Insomma, ieri come oggi per Zappa il potere è nell’immaginazione; la musica non fa che scorrere per quell’ipotetico itinerario, poi chi ha gli strumenti per capire l’operazione tira le somme, altrimenti è la stessa cosa.
Gail era l’amore della vita di Frank Zappa come lui era la sua. Dopo la morte di Frank, Gail continuò a gestire l’azienda di famiglia Zappa Family Trust. Un lavoro instancabile, logorante ma pieno d’amore. A partire dal 1994, Gail e The Zappa Family Trust hanno pubblicato 38 album postumi raggiungendo un totale di 100 album di Frank Zappa.
Al momento della morte di Gail, la Zappa Family rilasciò questa unica dichiarazione:
Gail Zappa
1 gennaio 1945 – 7 ottobre 2015
Gail Zappa, nata Adelaide Gail Sloatman, 70 anni, ha lasciato questa terra pacificamente a casa sua mercoledì 7 ottobre 2015, circondata dai suoi figli.
Sposata con Frank Zappa all’età di 22 anni, Gail era una pioniera scalza con gli occhi da cerbiatto, che dava uguale valore alle sue responsabilità domestiche e professionali come matriarca della famiglia e sovrintendente di tutte le imprese Zappa. Ha collaborato con suo marito nel mondo della musica mentre cresceva i loro figli Moon Unit, Dweezil, Ahmet e Diva.
Gail ha svolto con entusiasmo il suo ruolo di custode della vita creativa di suo marito. Dopo la morte di Frank Zappa, ha cercato di tutelare l’eredità di uno dei principali compositori e musicisti americani del XX° secolo. Mentre conduceva intricate trattative legali con le società come nonna dello Zappa Family Trust, non ha mai mancato di trasmettere il senso dell’umorismo che era parte integrante della sua personalità indomabile e formidabile.
Gail si autodefiniva un’assurda pagana, era motivata dall’amore in tutti gli aspetti della sua vita, manteneva la sua autenticità intatta, indomita: si è dimostrata una donna forte e dura nel mondo della musica e della politica.
Gail sarà per sempre identificata come una figura chiave nella rinascita creativa di Laurel Canyon. I ricordi che lascia dietro di sé sono la sua stessa forma d’arte. La sua intelligenza bruciante, il sorriso indimenticabile, la folta e lunga chioma ed i lunghi velluti neri lasciano dietro di sé una scia confusa.

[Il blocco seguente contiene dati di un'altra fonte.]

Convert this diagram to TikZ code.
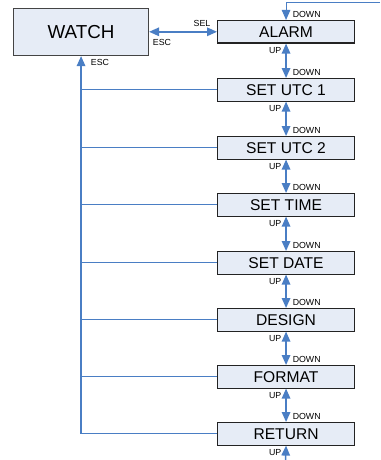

“Tutti quelli che mi intervistano non sanno un cazzo di quello che facciamo. Entrano sempre e dicono ‘Ciao! Chi sei?’ “ (Frank Zappa).
Sembra che non solo le emittenti siano ‘sorde’ alla musica dei Mothers of Invention, ma non vogliono nemmeno che il pubblico la ascolti e sono riuscite a tenere i dischi dei Mothers fuori dai programmi radiofonici il più possibile.